INFORMATION SHOWN ::
* START *
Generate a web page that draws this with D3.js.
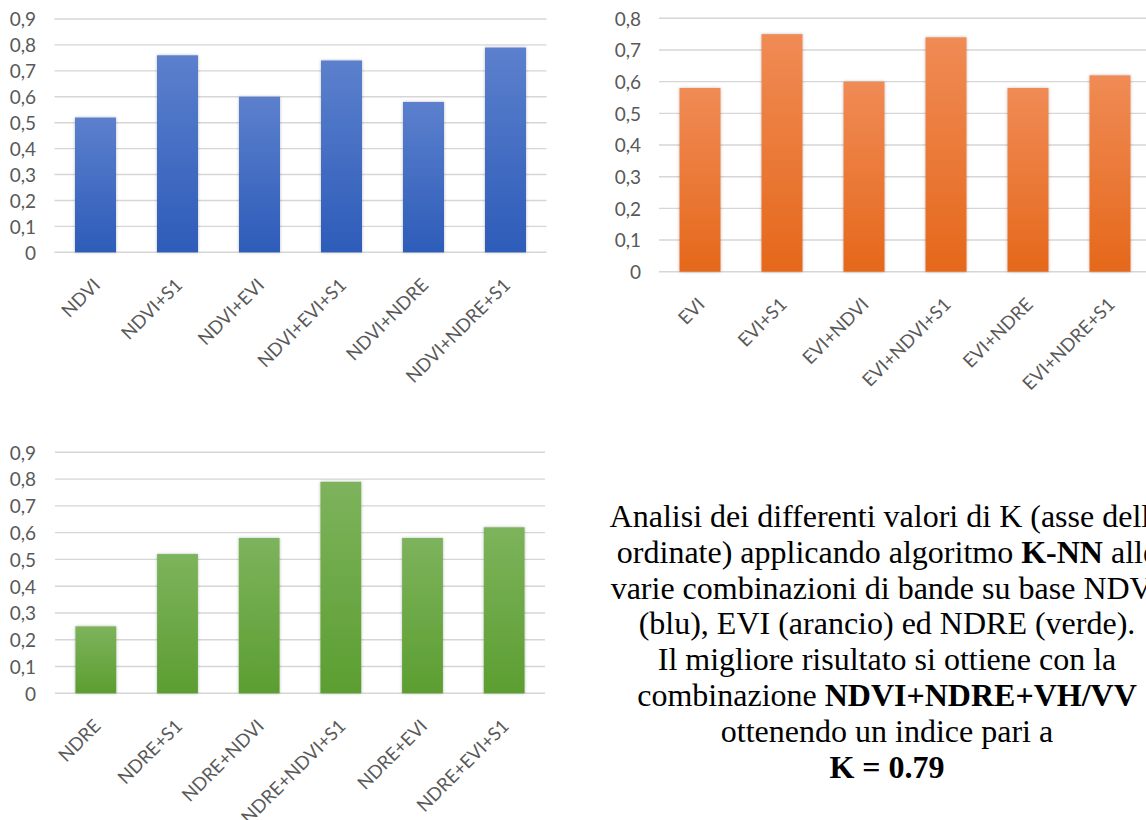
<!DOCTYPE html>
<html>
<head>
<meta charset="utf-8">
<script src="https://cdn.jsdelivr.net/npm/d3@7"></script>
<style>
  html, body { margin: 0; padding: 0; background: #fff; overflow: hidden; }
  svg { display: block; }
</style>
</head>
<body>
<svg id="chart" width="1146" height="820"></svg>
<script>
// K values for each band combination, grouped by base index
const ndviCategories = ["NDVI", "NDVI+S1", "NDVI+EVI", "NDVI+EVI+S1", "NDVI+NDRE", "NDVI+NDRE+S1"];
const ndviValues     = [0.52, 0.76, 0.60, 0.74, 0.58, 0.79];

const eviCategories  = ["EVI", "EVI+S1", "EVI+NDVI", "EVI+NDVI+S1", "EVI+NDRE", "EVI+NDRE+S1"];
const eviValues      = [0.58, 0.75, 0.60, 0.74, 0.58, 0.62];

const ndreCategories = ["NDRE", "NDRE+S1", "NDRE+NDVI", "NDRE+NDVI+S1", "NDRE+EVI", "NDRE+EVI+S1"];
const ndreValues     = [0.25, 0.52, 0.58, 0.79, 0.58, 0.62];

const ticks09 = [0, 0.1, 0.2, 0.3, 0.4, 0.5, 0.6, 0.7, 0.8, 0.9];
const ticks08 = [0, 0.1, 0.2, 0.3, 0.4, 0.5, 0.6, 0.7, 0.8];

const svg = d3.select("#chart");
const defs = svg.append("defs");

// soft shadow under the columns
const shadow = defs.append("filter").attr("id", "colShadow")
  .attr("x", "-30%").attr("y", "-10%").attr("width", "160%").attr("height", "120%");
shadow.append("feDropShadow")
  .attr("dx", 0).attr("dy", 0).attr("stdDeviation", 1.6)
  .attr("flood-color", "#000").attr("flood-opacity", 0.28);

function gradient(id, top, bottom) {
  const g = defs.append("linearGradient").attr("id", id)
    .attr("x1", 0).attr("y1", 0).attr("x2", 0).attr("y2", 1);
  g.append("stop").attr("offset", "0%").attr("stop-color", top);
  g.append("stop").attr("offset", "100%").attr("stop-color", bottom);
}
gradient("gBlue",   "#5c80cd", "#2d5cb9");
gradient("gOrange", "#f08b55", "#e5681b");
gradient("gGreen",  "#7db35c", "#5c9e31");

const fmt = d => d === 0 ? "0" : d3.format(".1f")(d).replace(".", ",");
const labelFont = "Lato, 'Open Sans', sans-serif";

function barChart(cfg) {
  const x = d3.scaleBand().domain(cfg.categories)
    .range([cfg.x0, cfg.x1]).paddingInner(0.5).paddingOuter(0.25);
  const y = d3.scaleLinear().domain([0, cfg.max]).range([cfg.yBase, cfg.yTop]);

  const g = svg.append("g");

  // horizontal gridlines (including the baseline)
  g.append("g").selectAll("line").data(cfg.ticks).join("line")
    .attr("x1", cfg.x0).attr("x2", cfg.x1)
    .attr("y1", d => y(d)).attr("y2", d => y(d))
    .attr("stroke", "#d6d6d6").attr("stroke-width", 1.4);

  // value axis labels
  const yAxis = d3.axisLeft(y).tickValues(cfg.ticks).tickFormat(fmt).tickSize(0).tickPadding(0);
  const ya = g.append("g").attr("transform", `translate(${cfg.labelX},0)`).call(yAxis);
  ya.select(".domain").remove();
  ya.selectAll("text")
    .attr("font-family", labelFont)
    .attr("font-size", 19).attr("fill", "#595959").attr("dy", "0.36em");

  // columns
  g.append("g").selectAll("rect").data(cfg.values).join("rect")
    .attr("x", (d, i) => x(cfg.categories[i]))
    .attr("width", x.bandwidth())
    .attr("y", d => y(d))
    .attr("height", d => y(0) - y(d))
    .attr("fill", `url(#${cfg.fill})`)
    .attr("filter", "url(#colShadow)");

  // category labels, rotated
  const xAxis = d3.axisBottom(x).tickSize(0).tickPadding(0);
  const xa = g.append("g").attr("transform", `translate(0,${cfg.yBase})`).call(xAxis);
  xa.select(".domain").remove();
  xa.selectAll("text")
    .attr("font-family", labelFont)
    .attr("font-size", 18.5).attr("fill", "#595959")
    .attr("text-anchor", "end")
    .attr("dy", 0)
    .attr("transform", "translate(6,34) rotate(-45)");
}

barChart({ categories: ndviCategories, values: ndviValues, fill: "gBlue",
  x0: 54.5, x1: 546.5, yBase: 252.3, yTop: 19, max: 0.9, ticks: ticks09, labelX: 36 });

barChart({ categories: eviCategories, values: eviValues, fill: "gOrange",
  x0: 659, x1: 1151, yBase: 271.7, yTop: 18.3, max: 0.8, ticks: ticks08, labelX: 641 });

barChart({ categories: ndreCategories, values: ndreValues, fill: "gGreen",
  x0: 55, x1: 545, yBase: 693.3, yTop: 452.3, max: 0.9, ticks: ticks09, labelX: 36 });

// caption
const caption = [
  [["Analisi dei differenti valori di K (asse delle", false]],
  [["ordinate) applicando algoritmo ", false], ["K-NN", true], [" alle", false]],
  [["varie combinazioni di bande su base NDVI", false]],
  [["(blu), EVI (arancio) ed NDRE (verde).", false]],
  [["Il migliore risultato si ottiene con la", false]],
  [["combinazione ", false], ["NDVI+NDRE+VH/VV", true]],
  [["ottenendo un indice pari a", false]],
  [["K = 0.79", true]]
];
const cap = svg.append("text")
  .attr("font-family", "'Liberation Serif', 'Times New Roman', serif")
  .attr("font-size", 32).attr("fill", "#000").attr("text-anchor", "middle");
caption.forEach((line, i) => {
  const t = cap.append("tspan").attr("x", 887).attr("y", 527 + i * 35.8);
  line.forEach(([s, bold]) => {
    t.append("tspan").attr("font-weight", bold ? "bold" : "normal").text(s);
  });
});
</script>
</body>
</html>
* END *
EXERCISE AIM :: Repeat the listing verbatim. Skip the pictures.

ANSWER TO THE EXERCISE ::
Generate a web page that draws this with D3.js.
<!DOCTYPE html>
<html>
<head>
<meta charset="utf-8">
<script src="https://cdn.jsdelivr.net/npm/d3@7"></script>
<style>
  html, body { margin: 0; padding: 0; background: #fff; overflow: hidden; }
  svg { display: block; }
</style>
</head>
<body>
<svg id="chart" width="1146" height="820"></svg>
<script>
// K values for each band combination, grouped by base index
const ndviCategories = ["NDVI", "NDVI+S1", "NDVI+EVI", "NDVI+EVI+S1", "NDVI+NDRE", "NDVI+NDRE+S1"];
const ndviValues     = [0.52, 0.76, 0.60, 0.74, 0.58, 0.79];

const eviCategories  = ["EVI", "EVI+S1", "EVI+NDVI", "EVI+NDVI+S1", "EVI+NDRE", "EVI+NDRE+S1"];
const eviValues      = [0.58, 0.75, 0.60, 0.74, 0.58, 0.62];

const ndreCategories = ["NDRE", "NDRE+S1", "NDRE+NDVI", "NDRE+NDVI+S1", "NDRE+EVI", "NDRE+EVI+S1"];
const ndreValues     = [0.25, 0.52, 0.58, 0.79, 0.58, 0.62];

const ticks09 = [0, 0.1, 0.2, 0.3, 0.4, 0.5, 0.6, 0.7, 0.8, 0.9];
const ticks08 = [0, 0.1, 0.2, 0.3, 0.4, 0.5, 0.6, 0.7, 0.8];

const svg = d3.select("#chart");
const defs = svg.append("defs");

// soft shadow under the columns
const shadow = defs.append("filter").attr("id", "colShadow")
  .attr("x", "-30%").attr("y", "-10%").attr("width", "160%").attr("height", "120%");
shadow.append("feDropShadow")
  .attr("dx", 0).attr("dy", 0).attr("stdDeviation", 1.6)
  .attr("flood-color", "#000").attr("flood-opacity", 0.28);

function gradient(id, top, bottom) {
  const g = defs.append("linearGradient").attr("id", id)
    .attr("x1", 0).attr("y1", 0).attr("x2", 0).attr("y2", 1);
  g.append("stop").attr("offset", "0%").attr("stop-color", top);
  g.append("stop").attr("offset", "100%").attr("stop-color", bottom);
}
gradient("gBlue",   "#5c80cd", "#2d5cb9");
gradient("gOrange", "#f08b55", "#e5681b");
gradient("gGreen",  "#7db35c", "#5c9e31");

const fmt = d => d === 0 ? "0" : d3.format(".1f")(d).replace(".", ",");
const labelFont = "Lato, 'Open Sans', sans-serif";

function barChart(cfg) {
  const x = d3.scaleBand().domain(cfg.categories)
    .range([cfg.x0, cfg.x1]).paddingInner(0.5).paddingOuter(0.25);
  const y = d3.scaleLinear().domain([0, cfg.max]).range([cfg.yBase, cfg.yTop]);

  const g = svg.append("g");

  // horizontal gridlines (including the baseline)
  g.append("g").selectAll("line").data(cfg.ticks).join("line")
    .attr("x1", cfg.x0).attr("x2", cfg.x1)
    .attr("y1", d => y(d)).attr("y2", d => y(d))
    .attr("stroke", "#d6d6d6").attr("stroke-width", 1.4);

  // value axis labels
  const yAxis = d3.axisLeft(y).tickValues(cfg.ticks).tickFormat(fmt).tickSize(0).tickPadding(0);
  const ya = g.append("g").attr("transform", `translate(${cfg.labelX},0)`).call(yAxis);
  ya.select(".domain").remove();
  ya.selectAll("text")
    .attr("font-family", labelFont)
    .attr("font-size", 19).attr("fill", "#595959").attr("dy", "0.36em");

  // columns
  g.append("g").selectAll("rect").data(cfg.values).join("rect")
    .attr("x", (d, i) => x(cfg.categories[i]))
    .attr("width", x.bandwidth())
    .attr("y", d => y(d))
    .attr("height", d => y(0) - y(d))
    .attr("fill", `url(#${cfg.fill})`)
    .attr("filter", "url(#colShadow)");

  // category labels, rotated
  const xAxis = d3.axisBottom(x).tickSize(0).tickPadding(0);
  const xa = g.append("g").attr("transform", `translate(0,${cfg.yBase})`).call(xAxis);
  xa.select(".domain").remove();
  xa.selectAll("text")
    .attr("font-family", labelFont)
    .attr("font-size", 18.5).attr("fill", "#595959")
    .attr("text-anchor", "end")
    .attr("dy", 0)
    .attr("transform", "translate(6,34) rotate(-45)");
}

barChart({ categories: ndviCategories, values: ndviValues, fill: "gBlue",
  x0: 54.5, x1: 546.5, yBase: 252.3, yTop: 19, max: 0.9, ticks: ticks09, labelX: 36 });

barChart({ categories: eviCategories, values: eviValues, fill: "gOrange",
  x0: 659, x1: 1151, yBase: 271.7, yTop: 18.3, max: 0.8, ticks: ticks08, labelX: 641 });

barChart({ categories: ndreCategories, values: ndreValues, fill: "gGreen",
  x0: 55, x1: 545, yBase: 693.3, yTop: 452.3, max: 0.9, ticks: ticks09, labelX: 36 });

// caption
const caption = [
  [["Analisi dei differenti valori di K (asse delle", false]],
  [["ordinate) applicando algoritmo ", false], ["K-NN", true], [" alle", false]],
  [["varie combinazioni di bande su base NDVI", false]],
  [["(blu), EVI (arancio) ed NDRE (verde).", false]],
  [["Il migliore risultato si ottiene con la", false]],
  [["combinazione ", false], ["NDVI+NDRE+VH/VV", true]],
  [["ottenendo un indice pari a", false]],
  [["K = 0.79", true]]
];
const cap = svg.append("text")
  .attr("font-family", "'Liberation Serif', 'Times New Roman', serif")
  .attr("font-size", 32).attr("fill", "#000").attr("text-anchor", "middle");
caption.forEach((line, i) => {
  const t = cap.append("tspan").attr("x", 887).attr("y", 527 + i * 35.8);
  line.forEach(([s, bold]) => {
    t.append("tspan").attr("font-weight", bold ? "bold" : "normal").text(s);
  });
});
</script>
</body>
</html>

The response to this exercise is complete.